The Hindu Business Line
‘Fresh capex will ensure we sail through slowdown’
Notwithstanding the huge consolidation in the global speciality chemical business, Ashwin Muthiah-headed Manali Petrochemicals and Tamil Nadu Petroproducts Ltd (TPL), both of which are a part of AM International, are investing in cost-saving projects and securing raw material from domestic sources rather than depending on imports. In an interaction with BusinessLine, Muthiah said the fresh investment will help the company improve margins and beat the domestic economic slowdown. Excerpts:
OWhat are your capex plans? How you are funding it?
We will implement a capital expenditure of about ₹300 crore which will increase throughput in the next three years between the two manufacturing plants. The outlay will be towards augmenting our LAB (linear alkyl benzene) and HCD (heavy chemicals division) capacities as well as increasing PO (propylene oxide) derivative capacities.
While TPL will invest about ₹180 crore, MPL has a capital outlay of about ₹120 crore. Most of the funding will be done through internal accruals and any gap will bridged through external debt. Both companies have no long-term debt in their books.
How will the capex plan work in the light of slowdown and foreign chemicals holding sway in Indian markets?
With a conservative approach to capex, our investments are fairly moderate and almost always been brownfield. They will be by way of augmenting capacities to achieve economies of scale. We foresee an increase in domestic demand for our value added products over the medium-term period.
Being a domestic-bred company, we hold edge over competing foreign players. In speciality chemicals business we have to work closely with customers to develop products for them.
When do you see a turnaround in the economy?
There has been a general slowdown in specific sectors, including the automobile sector. Our companies have a fairly diversified market reach, which will help soften any impact of the slowdown. In fact, fresh capital expenditure planned by the company will bring down cost of operations and enable us to tide over the current slowdown, besides removing the bottlenecks and enhancing production capacity.
We have sold our non-core assets during the peak cycle of economy to de-leverage the balance sheet of the companies.
What are your plans to bring down the cost of production?
The increase in capacities should help spread the fixed costs. We intend to double the turnover and margins over next the years. The current split of commodity business and value added business is 65:35 which is expected to be 50:50 in three years. Value added business would typically give 6-8 per cent incremental margins.
We will focus on technology across the manufacturing process and build more digital solutions for sales and customer service. It is proposed to introduce innovative production processes to achieve cost savings. These improvements are expected to add 1-2 per cent to bottom line.
How is the recent acquisition of Notedome in UK helping your business?

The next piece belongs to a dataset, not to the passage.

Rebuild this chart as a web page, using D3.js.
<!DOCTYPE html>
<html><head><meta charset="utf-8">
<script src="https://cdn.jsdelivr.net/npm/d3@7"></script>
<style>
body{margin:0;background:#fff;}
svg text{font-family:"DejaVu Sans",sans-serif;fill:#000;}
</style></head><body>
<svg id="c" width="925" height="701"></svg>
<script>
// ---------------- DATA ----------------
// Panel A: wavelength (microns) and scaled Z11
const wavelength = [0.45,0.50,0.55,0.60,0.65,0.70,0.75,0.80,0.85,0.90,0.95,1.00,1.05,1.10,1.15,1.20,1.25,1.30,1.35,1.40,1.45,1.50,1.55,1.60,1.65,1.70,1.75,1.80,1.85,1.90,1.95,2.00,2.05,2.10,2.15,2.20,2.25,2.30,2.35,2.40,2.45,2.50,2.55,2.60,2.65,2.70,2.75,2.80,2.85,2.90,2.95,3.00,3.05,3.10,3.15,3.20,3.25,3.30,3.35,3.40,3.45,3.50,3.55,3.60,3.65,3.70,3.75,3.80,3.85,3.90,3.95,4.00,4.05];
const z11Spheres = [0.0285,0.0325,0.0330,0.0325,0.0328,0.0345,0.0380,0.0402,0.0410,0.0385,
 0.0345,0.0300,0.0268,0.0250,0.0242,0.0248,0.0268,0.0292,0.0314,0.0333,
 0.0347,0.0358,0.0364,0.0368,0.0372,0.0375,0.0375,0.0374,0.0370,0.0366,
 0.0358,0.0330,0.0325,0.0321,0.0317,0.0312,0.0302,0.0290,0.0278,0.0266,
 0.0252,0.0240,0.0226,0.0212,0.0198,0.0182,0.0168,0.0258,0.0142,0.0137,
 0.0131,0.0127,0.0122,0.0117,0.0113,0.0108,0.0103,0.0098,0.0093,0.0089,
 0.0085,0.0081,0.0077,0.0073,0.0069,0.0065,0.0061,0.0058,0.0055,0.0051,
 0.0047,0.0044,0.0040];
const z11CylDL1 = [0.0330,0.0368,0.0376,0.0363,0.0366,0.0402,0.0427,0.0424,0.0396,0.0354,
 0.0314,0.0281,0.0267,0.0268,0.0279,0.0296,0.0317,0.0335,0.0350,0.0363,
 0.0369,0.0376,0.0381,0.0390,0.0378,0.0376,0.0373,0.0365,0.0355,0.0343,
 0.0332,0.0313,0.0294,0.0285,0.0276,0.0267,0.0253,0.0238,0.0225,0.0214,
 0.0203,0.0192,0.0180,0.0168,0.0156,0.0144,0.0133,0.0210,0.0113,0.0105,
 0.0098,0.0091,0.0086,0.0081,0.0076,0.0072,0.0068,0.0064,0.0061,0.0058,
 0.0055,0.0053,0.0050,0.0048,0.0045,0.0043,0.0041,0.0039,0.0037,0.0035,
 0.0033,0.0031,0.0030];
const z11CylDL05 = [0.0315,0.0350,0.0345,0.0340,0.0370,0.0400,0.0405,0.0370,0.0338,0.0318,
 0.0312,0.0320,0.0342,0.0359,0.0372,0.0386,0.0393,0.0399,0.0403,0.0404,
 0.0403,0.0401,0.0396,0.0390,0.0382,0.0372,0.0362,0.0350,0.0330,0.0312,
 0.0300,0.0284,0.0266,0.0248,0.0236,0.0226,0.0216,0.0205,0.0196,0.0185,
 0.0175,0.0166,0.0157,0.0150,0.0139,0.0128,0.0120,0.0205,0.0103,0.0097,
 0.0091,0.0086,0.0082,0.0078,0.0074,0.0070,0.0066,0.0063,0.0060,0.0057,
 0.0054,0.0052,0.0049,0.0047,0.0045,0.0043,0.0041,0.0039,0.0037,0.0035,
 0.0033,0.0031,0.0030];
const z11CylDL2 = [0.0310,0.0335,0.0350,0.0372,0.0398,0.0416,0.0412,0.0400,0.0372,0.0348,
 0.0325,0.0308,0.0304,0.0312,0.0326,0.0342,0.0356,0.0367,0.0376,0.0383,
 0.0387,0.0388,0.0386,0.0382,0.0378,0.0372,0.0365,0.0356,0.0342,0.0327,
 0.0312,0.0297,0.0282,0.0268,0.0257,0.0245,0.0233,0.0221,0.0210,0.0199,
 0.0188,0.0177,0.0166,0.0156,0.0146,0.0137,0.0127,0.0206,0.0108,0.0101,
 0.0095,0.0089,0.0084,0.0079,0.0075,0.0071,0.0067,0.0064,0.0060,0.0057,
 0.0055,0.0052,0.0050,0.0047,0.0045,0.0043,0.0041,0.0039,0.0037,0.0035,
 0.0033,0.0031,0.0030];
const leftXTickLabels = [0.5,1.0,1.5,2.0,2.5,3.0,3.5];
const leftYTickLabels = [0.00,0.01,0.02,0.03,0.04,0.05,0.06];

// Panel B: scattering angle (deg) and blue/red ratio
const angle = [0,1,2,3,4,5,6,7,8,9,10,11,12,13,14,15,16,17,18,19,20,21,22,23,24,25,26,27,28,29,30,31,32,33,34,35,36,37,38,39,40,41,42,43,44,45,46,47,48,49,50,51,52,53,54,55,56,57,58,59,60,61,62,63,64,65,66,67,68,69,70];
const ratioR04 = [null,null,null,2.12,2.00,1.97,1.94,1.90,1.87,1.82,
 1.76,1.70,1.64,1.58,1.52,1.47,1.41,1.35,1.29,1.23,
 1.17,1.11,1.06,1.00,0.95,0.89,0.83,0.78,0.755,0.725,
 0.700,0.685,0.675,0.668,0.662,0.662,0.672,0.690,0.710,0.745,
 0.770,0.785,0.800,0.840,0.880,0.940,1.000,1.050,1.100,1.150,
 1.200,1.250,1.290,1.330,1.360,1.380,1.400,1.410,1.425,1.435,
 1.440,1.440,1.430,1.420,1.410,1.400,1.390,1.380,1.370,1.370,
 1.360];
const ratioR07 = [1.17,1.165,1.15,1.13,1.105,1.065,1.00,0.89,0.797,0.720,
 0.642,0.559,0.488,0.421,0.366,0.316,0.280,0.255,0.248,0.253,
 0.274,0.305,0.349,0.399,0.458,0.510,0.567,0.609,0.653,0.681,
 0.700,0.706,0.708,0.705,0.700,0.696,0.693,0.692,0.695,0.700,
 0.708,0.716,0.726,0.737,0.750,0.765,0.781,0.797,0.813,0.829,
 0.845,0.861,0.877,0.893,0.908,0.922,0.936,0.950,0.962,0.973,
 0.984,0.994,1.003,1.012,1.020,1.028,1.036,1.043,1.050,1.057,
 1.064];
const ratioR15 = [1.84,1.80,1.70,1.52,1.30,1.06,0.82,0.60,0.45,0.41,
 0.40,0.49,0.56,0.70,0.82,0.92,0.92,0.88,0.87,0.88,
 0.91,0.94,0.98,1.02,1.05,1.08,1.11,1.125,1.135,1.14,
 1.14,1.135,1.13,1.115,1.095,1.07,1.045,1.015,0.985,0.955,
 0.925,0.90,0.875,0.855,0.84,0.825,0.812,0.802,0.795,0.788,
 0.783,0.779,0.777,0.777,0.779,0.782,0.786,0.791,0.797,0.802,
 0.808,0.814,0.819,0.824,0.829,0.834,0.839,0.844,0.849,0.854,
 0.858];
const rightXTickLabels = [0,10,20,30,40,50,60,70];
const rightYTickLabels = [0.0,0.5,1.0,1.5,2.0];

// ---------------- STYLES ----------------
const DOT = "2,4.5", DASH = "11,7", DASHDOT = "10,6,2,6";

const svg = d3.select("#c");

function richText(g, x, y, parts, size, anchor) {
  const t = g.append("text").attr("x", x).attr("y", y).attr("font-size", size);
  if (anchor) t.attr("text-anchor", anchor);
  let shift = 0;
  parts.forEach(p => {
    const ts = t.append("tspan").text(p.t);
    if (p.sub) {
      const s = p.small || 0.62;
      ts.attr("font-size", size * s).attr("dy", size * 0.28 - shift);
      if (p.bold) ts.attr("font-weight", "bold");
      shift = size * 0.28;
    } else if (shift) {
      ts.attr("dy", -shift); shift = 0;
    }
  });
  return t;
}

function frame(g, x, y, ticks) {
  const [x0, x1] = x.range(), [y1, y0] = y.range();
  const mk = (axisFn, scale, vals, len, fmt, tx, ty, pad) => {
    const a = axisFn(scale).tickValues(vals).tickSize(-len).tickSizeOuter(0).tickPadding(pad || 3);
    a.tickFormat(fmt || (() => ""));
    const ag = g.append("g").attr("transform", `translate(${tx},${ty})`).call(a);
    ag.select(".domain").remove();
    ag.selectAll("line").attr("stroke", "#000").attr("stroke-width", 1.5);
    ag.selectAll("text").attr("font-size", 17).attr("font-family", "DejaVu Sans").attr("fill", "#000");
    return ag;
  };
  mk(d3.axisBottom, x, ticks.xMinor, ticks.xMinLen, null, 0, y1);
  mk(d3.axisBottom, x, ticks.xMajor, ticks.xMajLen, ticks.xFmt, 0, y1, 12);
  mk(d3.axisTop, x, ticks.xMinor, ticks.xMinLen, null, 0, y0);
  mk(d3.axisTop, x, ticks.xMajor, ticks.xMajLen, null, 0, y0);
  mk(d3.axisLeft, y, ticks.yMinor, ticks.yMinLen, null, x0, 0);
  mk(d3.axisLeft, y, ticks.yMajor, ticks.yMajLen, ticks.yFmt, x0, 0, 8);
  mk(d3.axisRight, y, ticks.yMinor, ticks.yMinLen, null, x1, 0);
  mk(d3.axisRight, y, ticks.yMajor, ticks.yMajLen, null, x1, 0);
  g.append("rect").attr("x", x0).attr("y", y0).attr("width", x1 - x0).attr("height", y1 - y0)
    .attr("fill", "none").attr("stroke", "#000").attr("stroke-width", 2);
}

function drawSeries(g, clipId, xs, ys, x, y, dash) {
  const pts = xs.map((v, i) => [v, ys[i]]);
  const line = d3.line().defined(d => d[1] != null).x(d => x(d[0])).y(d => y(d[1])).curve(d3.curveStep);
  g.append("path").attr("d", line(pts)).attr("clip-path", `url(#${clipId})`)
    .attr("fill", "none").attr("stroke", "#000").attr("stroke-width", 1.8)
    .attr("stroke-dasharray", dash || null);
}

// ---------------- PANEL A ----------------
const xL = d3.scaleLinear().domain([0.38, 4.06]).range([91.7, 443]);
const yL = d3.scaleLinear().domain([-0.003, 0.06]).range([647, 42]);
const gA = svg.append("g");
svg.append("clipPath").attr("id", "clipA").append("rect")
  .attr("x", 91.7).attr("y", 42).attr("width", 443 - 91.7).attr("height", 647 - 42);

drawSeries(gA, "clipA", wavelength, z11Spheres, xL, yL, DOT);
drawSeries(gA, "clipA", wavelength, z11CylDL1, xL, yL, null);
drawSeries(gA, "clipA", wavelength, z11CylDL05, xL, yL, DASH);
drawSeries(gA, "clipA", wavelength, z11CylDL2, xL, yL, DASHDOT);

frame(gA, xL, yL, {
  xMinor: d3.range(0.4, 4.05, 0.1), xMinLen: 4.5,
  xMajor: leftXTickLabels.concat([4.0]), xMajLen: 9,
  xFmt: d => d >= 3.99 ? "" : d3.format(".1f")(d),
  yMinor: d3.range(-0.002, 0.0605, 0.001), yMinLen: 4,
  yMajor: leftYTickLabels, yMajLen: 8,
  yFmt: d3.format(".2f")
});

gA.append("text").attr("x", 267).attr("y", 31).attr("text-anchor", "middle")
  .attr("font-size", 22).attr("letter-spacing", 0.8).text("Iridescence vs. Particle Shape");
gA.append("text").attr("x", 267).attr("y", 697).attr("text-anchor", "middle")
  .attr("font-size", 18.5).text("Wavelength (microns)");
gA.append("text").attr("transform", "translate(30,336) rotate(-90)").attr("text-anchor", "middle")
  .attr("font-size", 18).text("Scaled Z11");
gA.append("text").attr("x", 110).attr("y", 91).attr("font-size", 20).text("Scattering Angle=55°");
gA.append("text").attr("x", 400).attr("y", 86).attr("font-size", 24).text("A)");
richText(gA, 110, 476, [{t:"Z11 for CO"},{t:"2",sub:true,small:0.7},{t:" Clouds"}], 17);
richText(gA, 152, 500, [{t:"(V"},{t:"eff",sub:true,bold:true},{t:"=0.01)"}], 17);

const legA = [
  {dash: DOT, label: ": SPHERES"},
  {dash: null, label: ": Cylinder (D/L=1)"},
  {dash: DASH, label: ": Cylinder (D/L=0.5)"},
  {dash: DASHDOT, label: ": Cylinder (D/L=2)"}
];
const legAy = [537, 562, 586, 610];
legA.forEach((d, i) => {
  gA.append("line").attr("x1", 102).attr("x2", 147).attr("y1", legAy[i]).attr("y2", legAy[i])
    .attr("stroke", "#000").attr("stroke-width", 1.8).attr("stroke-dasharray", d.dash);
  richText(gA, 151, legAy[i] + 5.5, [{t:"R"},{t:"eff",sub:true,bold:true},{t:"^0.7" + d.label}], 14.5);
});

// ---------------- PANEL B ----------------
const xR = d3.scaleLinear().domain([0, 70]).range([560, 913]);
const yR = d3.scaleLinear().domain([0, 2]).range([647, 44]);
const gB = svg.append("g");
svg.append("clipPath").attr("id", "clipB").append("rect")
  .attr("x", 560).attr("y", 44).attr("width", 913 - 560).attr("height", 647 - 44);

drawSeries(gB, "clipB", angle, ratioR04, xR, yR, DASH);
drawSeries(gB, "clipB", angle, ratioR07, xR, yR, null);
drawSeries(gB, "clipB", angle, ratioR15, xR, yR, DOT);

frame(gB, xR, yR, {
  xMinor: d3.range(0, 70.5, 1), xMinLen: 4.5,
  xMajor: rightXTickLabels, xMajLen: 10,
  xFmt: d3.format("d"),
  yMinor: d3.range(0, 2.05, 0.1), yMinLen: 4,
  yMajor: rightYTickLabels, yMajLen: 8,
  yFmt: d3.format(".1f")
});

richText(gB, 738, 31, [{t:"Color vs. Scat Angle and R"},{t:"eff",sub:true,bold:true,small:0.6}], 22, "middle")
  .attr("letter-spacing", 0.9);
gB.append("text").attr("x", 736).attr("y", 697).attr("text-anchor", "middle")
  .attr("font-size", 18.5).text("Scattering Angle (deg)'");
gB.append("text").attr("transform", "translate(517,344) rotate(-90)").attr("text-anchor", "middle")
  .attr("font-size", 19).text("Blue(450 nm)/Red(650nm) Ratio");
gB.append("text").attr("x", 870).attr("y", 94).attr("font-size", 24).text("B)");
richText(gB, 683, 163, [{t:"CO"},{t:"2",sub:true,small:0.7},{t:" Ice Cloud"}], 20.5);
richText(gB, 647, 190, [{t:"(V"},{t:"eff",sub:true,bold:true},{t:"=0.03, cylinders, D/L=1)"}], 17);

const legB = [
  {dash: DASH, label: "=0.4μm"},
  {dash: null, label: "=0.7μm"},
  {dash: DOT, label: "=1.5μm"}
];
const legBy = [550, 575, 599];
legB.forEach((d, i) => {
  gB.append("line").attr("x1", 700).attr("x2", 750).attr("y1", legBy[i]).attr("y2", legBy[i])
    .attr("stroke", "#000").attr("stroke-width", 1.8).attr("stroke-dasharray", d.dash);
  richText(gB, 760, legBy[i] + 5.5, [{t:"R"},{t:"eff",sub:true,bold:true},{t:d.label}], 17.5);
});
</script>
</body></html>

We are integrating the UK acquisition (Notedome) benefits across the group. We will roll out new solutions across all markets giving the company significant brand and premium pricing advantages. We have already started producing a few Notedome products in India and will soon have the whole suit of the UK products manufactured in India.
From a modest sales of 120 tonnes per year, it is proposed to increase five- to six-fold per year in three years which will facilitate achieving the planned targets.
Are you looking at buying any stressed assets through IBC process?
I do not think there are any assets under IBC which have synergies with our current businesses and product suites. The IBC process is timedriven and, in most cases, it is difficult to judge what is in store. Moreover, we have to keep cash for quick closure and this may strain liquidity. We would rather focus our energies on brownfield expansion besides process optimisation of our plants.